-- Start of SUPPLIED INFORMATION --
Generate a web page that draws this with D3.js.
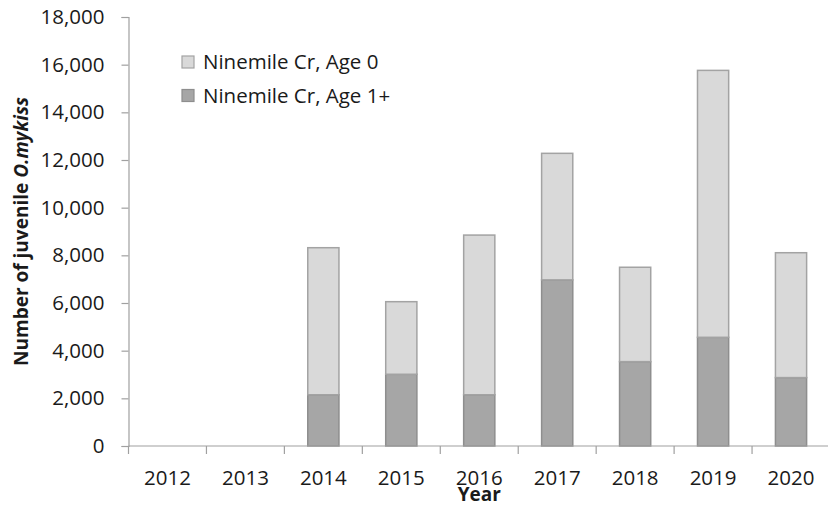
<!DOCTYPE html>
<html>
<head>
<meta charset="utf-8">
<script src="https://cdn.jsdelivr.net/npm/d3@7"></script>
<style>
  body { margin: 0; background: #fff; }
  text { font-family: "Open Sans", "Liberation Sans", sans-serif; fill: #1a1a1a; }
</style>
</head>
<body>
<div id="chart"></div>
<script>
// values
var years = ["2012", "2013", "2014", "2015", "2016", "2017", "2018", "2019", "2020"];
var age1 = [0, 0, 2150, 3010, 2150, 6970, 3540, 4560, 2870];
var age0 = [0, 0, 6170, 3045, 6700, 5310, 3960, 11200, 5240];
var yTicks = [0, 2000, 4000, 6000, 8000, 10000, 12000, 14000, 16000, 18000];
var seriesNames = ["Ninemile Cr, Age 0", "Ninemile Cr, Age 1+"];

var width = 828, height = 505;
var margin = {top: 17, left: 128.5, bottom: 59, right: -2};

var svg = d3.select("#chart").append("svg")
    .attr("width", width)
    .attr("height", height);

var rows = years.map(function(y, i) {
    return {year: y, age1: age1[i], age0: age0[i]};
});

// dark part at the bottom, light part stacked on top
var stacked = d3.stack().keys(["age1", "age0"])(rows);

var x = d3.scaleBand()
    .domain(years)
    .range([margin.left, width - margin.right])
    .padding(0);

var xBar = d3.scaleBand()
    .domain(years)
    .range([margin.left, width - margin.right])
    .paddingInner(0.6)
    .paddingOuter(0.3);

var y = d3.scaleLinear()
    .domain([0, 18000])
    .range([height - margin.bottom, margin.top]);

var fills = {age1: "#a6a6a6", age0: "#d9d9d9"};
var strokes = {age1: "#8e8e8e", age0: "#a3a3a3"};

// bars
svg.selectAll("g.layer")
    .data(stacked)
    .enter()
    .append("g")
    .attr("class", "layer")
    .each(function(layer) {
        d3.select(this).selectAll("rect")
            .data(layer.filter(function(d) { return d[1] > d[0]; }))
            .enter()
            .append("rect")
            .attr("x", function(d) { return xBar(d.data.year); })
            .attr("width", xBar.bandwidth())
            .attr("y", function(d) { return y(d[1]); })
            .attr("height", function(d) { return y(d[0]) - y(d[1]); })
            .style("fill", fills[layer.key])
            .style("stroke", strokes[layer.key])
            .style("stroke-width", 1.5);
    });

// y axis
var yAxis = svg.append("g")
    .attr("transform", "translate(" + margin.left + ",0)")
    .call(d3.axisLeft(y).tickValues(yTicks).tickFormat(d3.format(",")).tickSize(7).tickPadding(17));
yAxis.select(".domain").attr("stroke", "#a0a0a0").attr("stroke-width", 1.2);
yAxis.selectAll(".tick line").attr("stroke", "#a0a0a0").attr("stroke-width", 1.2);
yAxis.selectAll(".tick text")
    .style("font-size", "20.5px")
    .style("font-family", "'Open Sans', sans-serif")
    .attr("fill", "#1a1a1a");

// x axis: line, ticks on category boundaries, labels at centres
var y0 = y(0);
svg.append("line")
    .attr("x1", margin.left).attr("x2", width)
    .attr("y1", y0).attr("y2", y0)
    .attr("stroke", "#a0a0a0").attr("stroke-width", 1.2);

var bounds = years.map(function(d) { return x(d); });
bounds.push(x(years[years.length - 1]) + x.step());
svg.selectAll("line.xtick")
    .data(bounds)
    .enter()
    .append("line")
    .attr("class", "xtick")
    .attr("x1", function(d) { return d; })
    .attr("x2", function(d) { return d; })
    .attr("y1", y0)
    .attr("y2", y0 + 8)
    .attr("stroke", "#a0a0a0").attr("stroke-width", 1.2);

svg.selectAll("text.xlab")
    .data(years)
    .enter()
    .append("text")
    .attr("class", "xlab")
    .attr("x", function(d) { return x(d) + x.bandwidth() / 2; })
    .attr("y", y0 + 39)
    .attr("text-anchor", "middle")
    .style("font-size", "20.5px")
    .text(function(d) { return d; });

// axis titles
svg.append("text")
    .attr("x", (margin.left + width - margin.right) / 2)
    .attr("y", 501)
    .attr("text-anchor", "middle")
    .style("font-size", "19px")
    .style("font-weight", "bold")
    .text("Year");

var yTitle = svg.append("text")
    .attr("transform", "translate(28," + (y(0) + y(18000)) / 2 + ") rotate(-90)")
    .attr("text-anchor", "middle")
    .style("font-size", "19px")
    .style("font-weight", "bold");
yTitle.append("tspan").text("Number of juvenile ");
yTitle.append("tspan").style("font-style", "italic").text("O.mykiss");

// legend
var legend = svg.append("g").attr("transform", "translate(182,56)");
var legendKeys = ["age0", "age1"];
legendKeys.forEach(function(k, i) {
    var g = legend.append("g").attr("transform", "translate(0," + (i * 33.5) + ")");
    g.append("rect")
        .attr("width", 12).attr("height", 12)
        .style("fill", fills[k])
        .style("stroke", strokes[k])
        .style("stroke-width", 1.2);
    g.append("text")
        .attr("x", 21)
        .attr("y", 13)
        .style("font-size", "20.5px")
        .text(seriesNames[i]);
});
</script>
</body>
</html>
-- End of SUPPLIED INFORMATION --
REQUIREMENTS → Give only a number: how many lines of the data hold the string "this"?

RIGHT ANSWER → 2